As If It Were Already Here, by Janet Echelman , suspended over the Rose Kennedy Greenway through early October

The Rose Kennedy Greenway’s fresh vision for public art includes a soaring sculpture by Janet Echelman that, for the moment, is redefining the Boston skyline. Echelman, whose studio is based in Brookline, spent more than two years creating the bright, undulating fiber work that spans 600 feet at its longest stretch and roughly half an acre. Its orange, purple and green hues glint in the sunlight like a translucent, deep-sea creature.

This is a piece about connecting the city back to its waterfront after the Big Dig project took down the Central Artery, the elevated highway that had divided the city for more than 50 years.

“There was this volume of airspace, and I just wanted to make a cat’s cradle across it.”

After it was assembled over 10 hours early one Sunday morning, Echelman titled the sculpture “As If It Were Already Here.” Suddenly the piece, with its 100 miles of rope linked by more than half a million knots, became part of the city’s own fabric. 

Mr. Nice Guy, a new album by John Stevens , available on iTunes now and on vinyl July 28

The 27-year-old John Stevens is old school. On his new album, “Mr. Nice Guy,” he’s a savior of the standards with his take on jazz, big band and swing. Stevens got his start singing Frank Sinatra for his grandparents when he was 4, was a finalist on the third season of “American Idol” when he was 16 and leveraged his fame to release multiple albums of covers.

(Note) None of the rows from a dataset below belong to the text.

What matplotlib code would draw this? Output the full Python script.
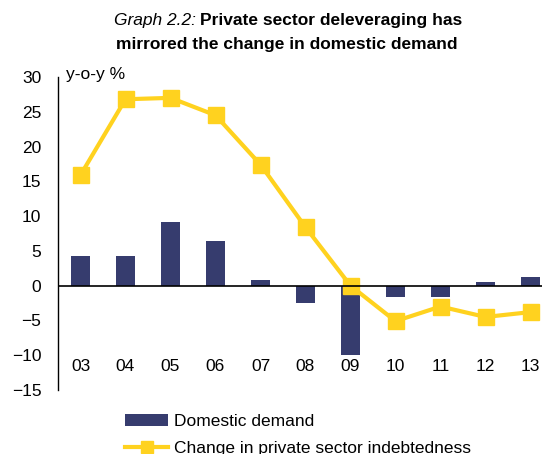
import numpy as np
import matplotlib.pyplot as plt

plt.rcParams['font.family'] = ['Liberation Sans', 'DejaVu Sans']

years = ['03', '04', '05', '06', '07', '08', '09', '10', '11', '12', '13']
dom_demand = [4.3, 4.2, 9.1, 6.4, 0.8, -2.5, -10.0, -1.7, -1.6, 0.5, 1.3]
priv_debt = [15.9, 26.8, 27.0, 24.5, 17.4, 8.4, 0.0, -5.1, -3.0, -4.5, -3.8]

W, H = 542, 454
fig = plt.figure(figsize=(W / 100, H / 100), dpi=100)
ax = fig.add_axes([58 / W, (H - 390) / H, 1 - 58 / W, (390 - 77) / H])

x = np.arange(len(years))
bars = ax.bar(x, dom_demand, width=0.42, color='#363c6e', zorder=2)
line, = ax.plot(x, priv_debt, color='#ffd21f', lw=3, marker='s', markersize=12, zorder=3)

ax.set_xlim(-0.5, -0.5 + (W - 58) / 45)
ax.set_ylim(-15, 30)
ax.set_yticks(range(-15, 31, 5))
ax.tick_params(axis='y', length=0, labelsize=12.5, pad=12)
ax.set_xticks([])
for xi, lab in zip(x, years):
    ax.text(xi, -11.6, lab, ha='center', va='center', fontsize=12.5)

ax.axhline(0, color='black', lw=1.2, zorder=4)
for s in ['top', 'right', 'bottom']:
    ax.spines[s].set_visible(False)
ax.spines['left'].set_linewidth(1.0)

fig.text(66 / W, 1 - 75 / H, 'y-o-y %', fontsize=12.5, ha='left', va='center')

fig.text(196 / W, 1 - 20 / H, 'Graph 2.2:', fontsize=12.5, style='italic', ha='right', va='center')
fig.text(200 / W, 1 - 20 / H, 'Private sector deleveraging has', fontsize=12.5,
         weight='bold', ha='left', va='center')
fig.text(287 / W, 1 - 44 / H, 'mirrored the change in domestic demand', fontsize=12.5,
         weight='bold', ha='center', va='center')

fig.legend([bars, line], ['Domestic demand', 'Change in private sector indebtedness'],
           loc='upper left', bbox_to_anchor=(125 / W, 1 - 414 / H), frameon=False,
           fontsize=12.5, handlelength=2.5, handletextpad=0.3, labelspacing=0.65,
           borderaxespad=0, borderpad=0, markerscale=0.75)

fig.savefig('out.png', dpi=100)
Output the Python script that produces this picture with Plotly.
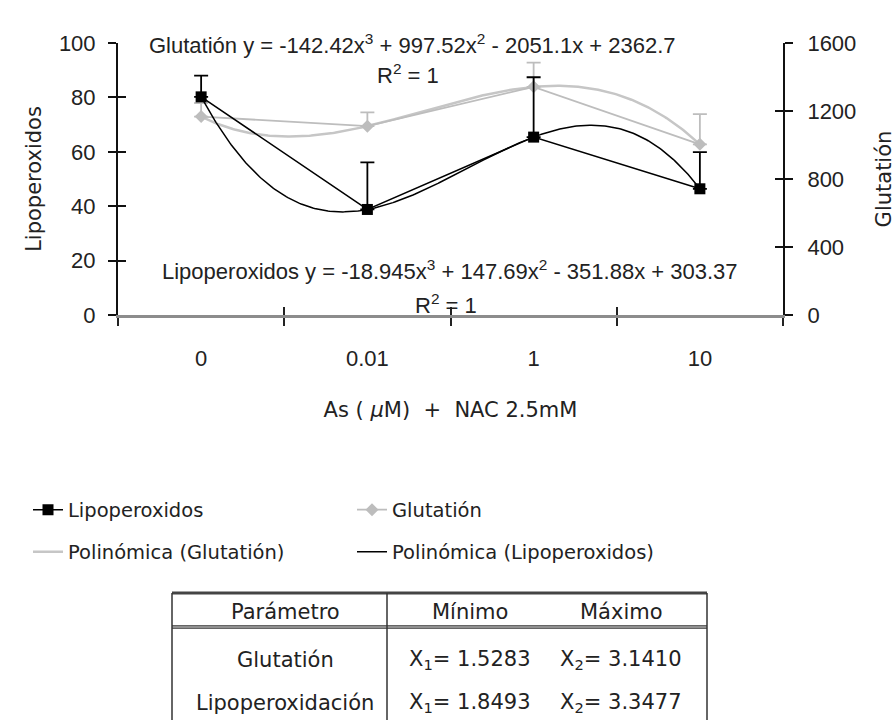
import numpy as np
import plotly.graph_objects as go

# ---- data -------------------------------------------------------------
dose_labels = ["0", "0.01", "1", "10"]
dose_pos = [1, 2, 3, 4]

lipo = [80.2, 38.8, 65.4, 46.4]
lipo_err = [7.8, 17.3, 22.0, 13.5]

glut = [1167, 1111, 1342, 1004]
glut_err = [80, 81, 142, 178]

# cubic trend-line coefficients (highest power first)
glut_coef = [-142.42, 997.52, -2051.1, 2362.7]
lipo_coef = [-18.945, 147.69, -351.88, 303.37]
glut_r2 = 1
lipo_r2 = 1

table_header = ["Parámetro", "Mínimo", "Máximo"]
table_param = ["Glutatión", "Lipoperoxidación"]
table_min = [1.5283, 1.8493]
table_max = [3.1410, 3.3477]

# ---- style ------------------------------------------------------------
FONT = "Liberation Sans, Arial, sans-serif"
WIDE = "DejaVu Sans, Verdana, sans-serif"
TXT = "#222222"
BLACK = "#000000"
GRAY_DATA = "#bdbdbd"
GRAY_FIT = "#c6c6c6"

W, H = 896, 720
ML, MR, MT, MB = 118, 113, 43, 405
PW, PH = W - ML - MR, H - MT - MB


def px(x):
    return (x - ML) / PW


def py(y):
    return (H - MB - y) / PH


def equation(name, coef):
    powers = ["x<sup>3</sup>", "x<sup>2</sup>", "x", ""]
    out = f"{name} y = " + ("-" if coef[0] < 0 else "") + f"{abs(coef[0]):g}{powers[0]}"
    for c, p in zip(coef[1:], powers[1:]):
        out += (" - " if c < 0 else " + ") + f"{abs(c):g}{p}"
    return out


xfit = np.linspace(dose_pos[0], dose_pos[-1], 300)

fig = go.Figure()

# Glutatión on the right-hand axis (base subplot)
fig.add_trace(go.Scatter(
    x=xfit, y=np.polyval(glut_coef, xfit), mode="lines",
    line=dict(color=GRAY_FIT, width=2.5),
    name="Polinómica (Glutatión)", legend="legend3",
    xaxis="x", yaxis="y", hoverinfo="skip"))
fig.add_trace(go.Scatter(
    x=dose_pos, y=glut, mode="lines+markers",
    line=dict(color=GRAY_DATA, width=1.8),
    marker=dict(symbol="diamond", size=10, color=GRAY_DATA),
    error_y=dict(type="data", array=glut_err, symmetric=False,
                 arrayminus=[0] * 4, color=GRAY_DATA, thickness=1.8, width=7),
    name="Glutatión", legend="legend2",
    xaxis="x", yaxis="y"))

# Lipoperoxidos on the left-hand axis (overlay)
fig.add_trace(go.Scatter(
    x=xfit, y=np.polyval(lipo_coef, xfit), mode="lines",
    line=dict(color=BLACK, width=1.5),
    name="Polinómica (Lipoperoxidos)", legend="legend4",
    xaxis="x", yaxis="y2", hoverinfo="skip"))
fig.add_trace(go.Scatter(
    x=dose_pos, y=lipo, mode="lines+markers",
    line=dict(color=BLACK, width=1.5),
    marker=dict(symbol="square", size=11, color=BLACK),
    error_y=dict(type="data", array=lipo_err, symmetric=False,
                 arrayminus=[0] * 4, color=BLACK, thickness=1.8, width=7),
    name="Lipoperoxidos", legend="legend",
    xaxis="x", yaxis="y2"))

# empty traces so the tick-only overlay axes are drawn
for xa, ya in (("x", "y3"), ("x", "y4"), ("x2", "y")):
    fig.add_trace(go.Scatter(x=[None], y=[None], xaxis=xa, yaxis=ya,
                             showlegend=False, hoverinfo="skip"))

tickfont = dict(family=FONT, size=22, color=TXT)
titlefont = dict(family=WIDE, size=21, color=TXT)


def legend_box(x_text, y_mid):
    # one legend entry per box, placed by the start of its label
    return dict(
        orientation="h", xref="container", yref="container",
        x=(x_text - 40) / W, y=(H - y_mid) / H,
        xanchor="left", yanchor="middle",
        font=dict(family=WIDE, size=19.5, color=TXT),
        bgcolor="rgba(0,0,0,0)", borderwidth=0,
    )


common = dict(showgrid=False, zeroline=False, automargin=False)

fig.update_layout(
    width=W, height=H,
    margin=dict(l=ML, r=MR, t=MT, b=MB, autoexpand=False),
    paper_bgcolor="white", plot_bgcolor="white",
    font=dict(family=FONT, size=20, color=TXT),
    xaxis=dict(
        range=[0.5, 4.5], tickvals=dose_pos, ticktext=dose_labels,
        ticks="", tickfont=tickfont, ticklabelstandoff=22,
        showline=True, linecolor="#8c8c8c", linewidth=3, anchor="y",
        minor=dict(tickvals=[0.5, 1.5, 2.5, 3.5, 4.5], ticks="outside",
                   ticklen=8, tickwidth=2, tickcolor="#222"),
        title=dict(text="As ( <i>µ</i>M)  +  NAC 2.5mM",
                   font=titlefont, standoff=32),
        **common,
    ),
    xaxis2=dict(
        range=[0.5, 4.5], overlaying="x", anchor="y", side="bottom",
        tickvals=[0.5, 1.5, 2.5, 3.5, 4.5], ticks="inside", ticklen=8,
        tickwidth=2, tickcolor="#222", showticklabels=False,
        showline=False, **common,
    ),
    yaxis=dict(
        range=[0, 1600], tickvals=[0, 400, 800, 1200, 1600], side="right",
        anchor="x", ticks="outside", ticklen=8, tickwidth=2, tickcolor="#111",
        tickfont=tickfont, ticklabelstandoff=10,
        showline=True, linecolor="#111", linewidth=2,
        title=dict(text="Glutatión", font=titlefont, standoff=24),
        **common,
    ),
    yaxis2=dict(
        range=[0, 100], tickvals=[0, 20, 40, 60, 80, 100], side="left",
        overlaying="y", anchor="x", ticks="outside", ticklen=8, tickwidth=2,
        tickcolor="#111", tickfont=tickfont, ticklabelstandoff=8,
        showline=True, linecolor="#111", linewidth=2,
        title=dict(text="Lipoperoxidos", font=titlefont, standoff=12),
        **common,
    ),
    yaxis3=dict(
        range=[0, 1600], tickvals=[0, 400, 800, 1200, 1600], side="right",
        overlaying="y", anchor="x", ticks="inside", ticklen=8, tickwidth=2,
        tickcolor="#111", showticklabels=False, showline=False, **common,
    ),
    yaxis4=dict(
        range=[0, 100], tickvals=[0, 20, 40, 60, 80, 100], side="left",
        overlaying="y", anchor="x", ticks="inside", ticklen=8, tickwidth=2,
        tickcolor="#111", showticklabels=False, showline=False, **common,
    ),
    legend=legend_box(68, 510),
    legend2=legend_box(392, 510),
    legend3=legend_box(68, 552),
    legend4=legend_box(392, 552),
    showlegend=True,
)

# trend-line equations
ann = [
    dict(text=equation("Glutatión", glut_coef), x=px(412), y=py(44)),
    dict(text=f"R<sup>2</sup> = {glut_r2}", x=px(408), y=py(74)),
    dict(text=equation("Lipoperoxidos", lipo_coef), x=px(450), y=py(270)),
    dict(text=f"R<sup>2</sup> = {lipo_r2}", x=px(446), y=py(304)),
]
for a in ann:
    fig.add_annotation(xref="paper", yref="paper", xanchor="center",
                       yanchor="middle", showarrow=False,
                       font=dict(family=FONT, size=22, color=TXT), **a)

# summary table of the fitted extrema
col_x = [px(285), px(470), px(621)]
row_y = [py(612), py(660), py(703)]
cells = [(t, cx, row_y[0]) for t, cx in zip(table_header, col_x)]
for i, name in enumerate(table_param):
    cells.append((name, col_x[0], row_y[i + 1]))
    cells.append((f"X<sub>1</sub>= {table_min[i]:.4f}", col_x[1], row_y[i + 1]))
    cells.append((f"X<sub>2</sub>= {table_max[i]:.4f}", col_x[2], row_y[i + 1]))
for text, cx, cy in cells:
    fig.add_annotation(xref="paper", yref="paper", x=cx, y=cy, text=text,
                       xanchor="center", yanchor="middle", showarrow=False,
                       font=dict(family=WIDE, size=21, color=TXT))

line_style = dict(xref="paper", yref="paper", type="line", layer="above")
tl, tr, tdiv, ttop, thead, tbot = 172, 707, 387, 593, 627, 740
fig.add_shape(x0=px(tl), x1=px(tr), y0=py(ttop), y1=py(ttop),
              line=dict(color="#444", width=3), **line_style)
fig.add_shape(x0=px(tl), x1=px(tr), y0=py(thead), y1=py(thead),
              line=dict(color="#666", width=4), **line_style)
fig.add_shape(x0=px(tl), x1=px(tr), y0=py(thead), y1=py(thead),
              line=dict(color="#bbb", width=1), **line_style)
for xv in (tl, tdiv, tr):
    fig.add_shape(x0=px(xv), x1=px(xv), y0=py(ttop), y1=py(tbot),
                  line=dict(color="#333", width=1.5), **line_style)

fig.write_html("out.html")
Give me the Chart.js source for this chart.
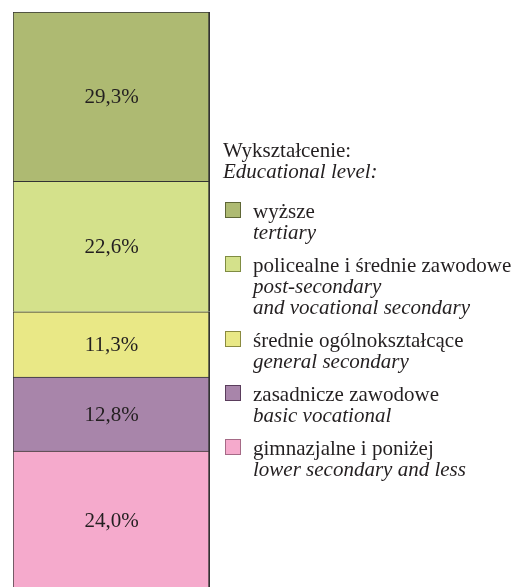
<!DOCTYPE html>
<html lang="pl">
<head>
<meta charset="utf-8">
<title>Wykształcenie</title>
<script src="https://cdn.jsdelivr.net/npm/chart.js@4.4.0/dist/chart.umd.min.js"></script>
<style>
	html, body { margin: 0; padding: 0; background: #ffffff; }
	#wrap { position: relative; width: 518px; height: 587px; overflow: hidden; }
	#legenda {
		position: absolute; left: 223px; top: 140px;
		font-family: 'Liberation Serif', 'Times New Roman', serif;
		font-size: 21px; line-height: 21px; color: #231f20;
	}
	#legenda .tytul { margin-bottom: 19px; }
	#legenda .item { position: relative; padding-left: 30px; margin-bottom: 12px; }
	#legenda .box {
		position: absolute; left: 2px; top: 1px; width: 16px; height: 16px;
		box-sizing: border-box; border: 1px solid #555;
	}
	#legenda i { font-style: italic; }
</style>
</head>
<body>
<div id="wrap">
	<canvas id="grafico"></canvas>
	<div id="legenda"></div>
</div>
<script>
document.addEventListener('DOMContentLoaded', () => {

	// kolejność jak w legendzie (od góry słupka)
	const kategorie = ['wyższe', 'policealne i średnie zawodowe', 'średnie ogólnokształcące', 'zasadnicze zawodowe', 'gimnazjalne i poniżej'];
	const kategorieEn = [['tertiary'], ['post-secondary', 'and vocational secondary'], ['general secondary'], ['basic vocational'], ['lower secondary and less']];
	const wartosci = [29.3, 22.6, 11.3, 12.8, 24.0];
	const kolory = ['#aeba72', '#d4e18b', '#e9e886', '#a885aa', '#f5aacc'];
	const koloryRamki = ['#5e6636', '#7f8c42', '#8a8a40', '#5a3d5c', '#a56a86'];

	const tytul = 'Wykształcenie:';
	const tytulEn = 'Educational level:';

	const fontSerif = "'Liberation Serif', 'Times New Roman', serif";

	// słupek skumulowany - pierwszy zestaw rysowany na dole
	const datasets = kategorie.map((nazwa, i) => ({
		label: nazwa,
		data: [wartosci[i]],
		backgroundColor: kolory[i],
		borderColor: '#333333',
		borderWidth: { top: 1, left: 1, right: 2, bottom: 0 },
		borderSkipped: false,
		barPercentage: 1,
		categoryPercentage: 1
	})).reverse();

	const etykietyWartosci = {
		id: 'etykietyWartosci',
		afterDatasetsDraw(chart) {
			const ctx = chart.ctx;
			ctx.save();
			ctx.font = '21px ' + fontSerif;
			ctx.fillStyle = '#231f20';
			ctx.textAlign = 'center';
			ctx.textBaseline = 'middle';
			chart.data.datasets.forEach((ds, i) => {
				const meta = chart.getDatasetMeta(i);
				meta.data.forEach((el, j) => {
					const p = el.getCenterPoint();
					const txt = ds.data[j].toFixed(1).replace('.', ',') + '%';
					ctx.fillText(txt, p.x, p.y + 1);
				});
			});
			ctx.restore();
		}
	};

	const ctxGrafico = document.getElementById('grafico').getContext('2d');

	const grafico = new Chart(ctxGrafico, {
		type: 'bar',
		data: {
			labels: [''],
			datasets: datasets
		},
		options: {
			responsive: true,
			maintainAspectRatio: false,
			animation: false,
			layout: { padding: { left: 13, top: 12, right: 308, bottom: 0 } },
			scales: {
				x: { stacked: true, display: false },
				y: { stacked: true, display: false, min: 0.45, max: 100 }
			},
			plugins: {
				legend: { display: false },
				tooltip: { enabled: false }
			}
		},
		plugins: [etykietyWartosci]
	});

	// legenda w HTML
	const legenda = document.getElementById('legenda');
	let html = `<div class="tytul">${tytul}<br><i>${tytulEn}</i></div>`;
	kategorie.forEach((nazwa, i) => {
		html += `<div class="item"><span class="box" style="background:${kolory[i]};border-color:${koloryRamki[i]}"></span>` +
			`${nazwa}<br><i>${kategorieEn[i].join('<br>')}</i></div>`;
	});
	legenda.innerHTML = html;

});
</script>
</body>
</html>
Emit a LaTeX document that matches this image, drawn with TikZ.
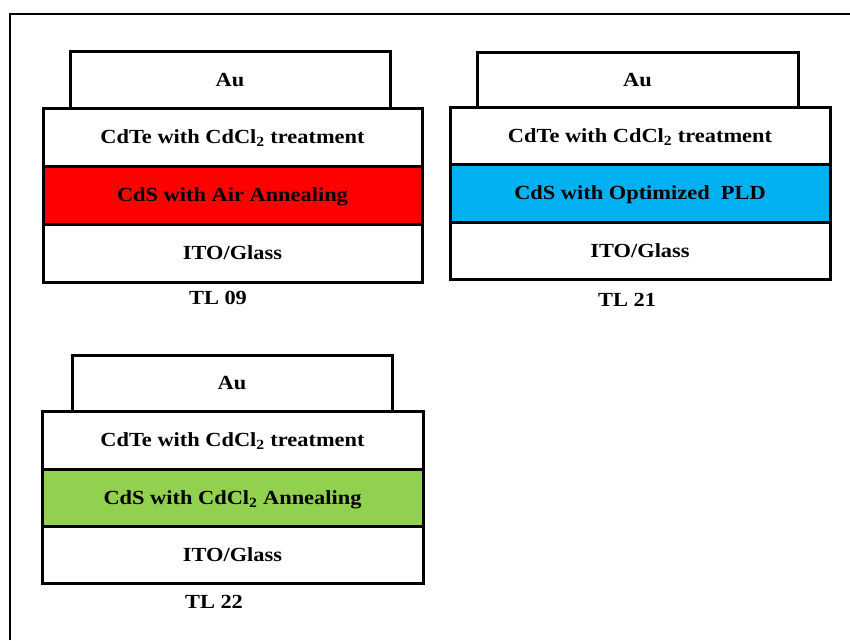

This is his first album of mostly original songs that track the turmoil of going in and out of love during the decade since “Idol.”

Mad Max: Fury Road , in theaters Friday

This is not your typical summer blockbuster. The long-anticipated fourth installment of the “Mad Max” series, directed by George Miller, pushes filmmaking forward with and without CG. Tom Hardy is Mad Max, who declares in the first moments of the movie that he’s a road warrior searching for a righteous cause, haunted by those he can’t protect. Then we’re introduced to Immortan Joe (Hugh Keays-Byrne), a dictator whose power is wrapped up in controlling the water supply of a citadel. He dispatches the imperator Furiosa (Charlize Theron) to go into the distant desert to fetch gas. But Furiosa goes rogue with a band of women and teams up with Mad Max. From there, the characters steer their rigs through a wasteland full of Joe’s demented bandits, who are eager to blow them up in the explosive war for resources.

Pitch Perfect 2 , in theaters Friday

The sequel to the 2012 original only sings when the Barden Bellas are singing. The movie opens with the national-champion a cappella group fumbling in front of the president and first lady when Fat Amy (Rebel Wilson) exposes herself while suspended by aerialist silks. Their university bars them from performing, but they gather guts around the campfire, singing Anna Kendrick’s “Cups,” and try to redeem themselves at the World Championships of A Cappella in Copenhagen. There they compete with their foes, Das Sound Machine, on and off stage, including a funny riff-off of 90s hip-hop jams. Despite the haphazard storytelling, the love of music comes through the whole time.